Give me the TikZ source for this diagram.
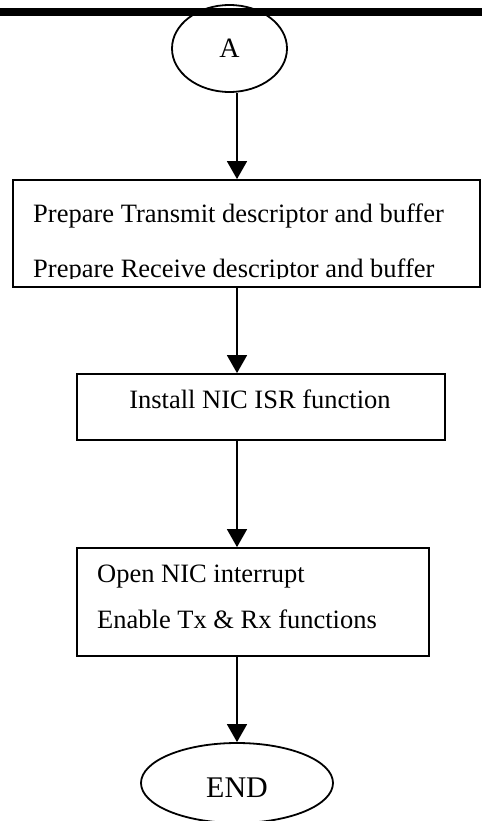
\documentclass[tikz,border=0pt]{standalone}
\usepackage{fontspec}
\setmainfont{Liberation Serif}
\usetikzlibrary{arrows.meta,shapes.geometric}

\begin{document}
\begin{tikzpicture}[x=1pt, y=-1pt,
        every node/.style={font=\fontsize{26.5}{32}\selectfont},
        box/.style={draw, line width=1.8pt, inner sep=0pt},
        oval/.style={draw, ellipse, line width=1.8pt, inner sep=0pt},
        flow/.style={-{Triangle[length=18pt, width=20pt]}, line width=1.6pt},
    ]
    \useasboundingbox (0,0) rectangle (482,821);

    % Header rule
    \draw[line width=8pt] (0,12) -- (482,12);

    % Entry point
    \node[oval, minimum width=115pt, minimum height=87pt,
          font=\fontsize{28}{34}\selectfont] (start) at (229.5,48.5) {A};

    % Descriptors
    \node[box, minimum width=467pt, minimum height=107pt] (prep) at (246.5,233.5) {};
    \node[anchor=base west, inner sep=0pt] (preptx) at (33,222)
          {Prepare Transmit descriptor and buffer};
    \coordinate (rxbase) at (33,277);
    \begin{scope}
        \clip (prep.north west) rectangle ([yshift=-1.5pt]prep.east |- rxbase);
        \node[anchor=base west, inner sep=0pt] (preprx) at (rxbase)
              {Prepare Receive descriptor and buffer};
    \end{scope}

    % ISR
    \node[box, minimum width=368pt, minimum height=66pt] (isr) at (261,407) {};
    \node[anchor=base, inner sep=0pt] (isrtx) at (260,408) {Install NIC ISR function};

    % Interrupt
    \node[box, minimum width=352pt, minimum height=108pt] (irq) at (253,602) {};
    \node[anchor=base west, inner sep=0pt] (irqopen) at (97,582) {Open NIC interrupt};
    \node[anchor=base west, inner sep=0pt] (irqen) at (97,628) {Enable Tx \& Rx functions};

    % End
    \node[oval, minimum width=192pt, minimum height=80pt, text height=30pt,
          font=\fontsize{30}{36}\selectfont] (stop) at (237,783) {END};

    % Arrows
    \draw[flow] (start.south -| stop) -- (prep.north -| stop);
    \draw[flow] (prep.south -| stop) -- (isr.north -| stop);
    \draw[flow] (isr.south -| stop) -- (irq.north -| stop);
    \draw[flow] (irq.south -| stop) -- (stop.north);
\end{tikzpicture}
\end{document}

[Directions for this task] Return each line exactly as written. Any picture gets left out.

[Worked solution]
Give me the TikZ source for this diagram.
\documentclass[tikz,border=0pt]{standalone}
\usepackage{fontspec}
\setmainfont{Liberation Serif}
\usetikzlibrary{arrows.meta,shapes.geometric}

\begin{document}
\begin{tikzpicture}[x=1pt, y=-1pt,
        every node/.style={font=\fontsize{26.5}{32}\selectfont},
        box/.style={draw, line width=1.8pt, inner sep=0pt},
        oval/.style={draw, ellipse, line width=1.8pt, inner sep=0pt},
        flow/.style={-{Triangle[length=18pt, width=20pt]}, line width=1.6pt},
    ]
    \useasboundingbox (0,0) rectangle (482,821);

    % Header rule
    \draw[line width=8pt] (0,12) -- (482,12);

    % Entry point
    \node[oval, minimum width=115pt, minimum height=87pt,
          font=\fontsize{28}{34}\selectfont] (start) at (229.5,48.5) {A};

    % Descriptors
    \node[box, minimum width=467pt, minimum height=107pt] (prep) at (246.5,233.5) {};
    \node[anchor=base west, inner sep=0pt] (preptx) at (33,222)
          {Prepare Transmit descriptor and buffer};
    \coordinate (rxbase) at (33,277);
    \begin{scope}
        \clip (prep.north west) rectangle ([yshift=-1.5pt]prep.east |- rxbase);
        \node[anchor=base west, inner sep=0pt] (preprx) at (rxbase)
              {Prepare Receive descriptor and buffer};
    \end{scope}

    % ISR
    \node[box, minimum width=368pt, minimum height=66pt] (isr) at (261,407) {};
    \node[anchor=base, inner sep=0pt] (isrtx) at (260,408) {Install NIC ISR function};

    % Interrupt
    \node[box, minimum width=352pt, minimum height=108pt] (irq) at (253,602) {};
    \node[anchor=base west, inner sep=0pt] (irqopen) at (97,582) {Open NIC interrupt};
    \node[anchor=base west, inner sep=0pt] (irqen) at (97,628) {Enable Tx \& Rx functions};

    % End
    \node[oval, minimum width=192pt, minimum height=80pt, text height=30pt,
          font=\fontsize{30}{36}\selectfont] (stop) at (237,783) {END};

    % Arrows
    \draw[flow] (start.south -| stop) -- (prep.north -| stop);
    \draw[flow] (prep.south -| stop) -- (isr.north -| stop);
    \draw[flow] (isr.south -| stop) -- (irq.north -| stop);
    \draw[flow] (irq.south -| stop) -- (stop.north);
\end{tikzpicture}
\end{document}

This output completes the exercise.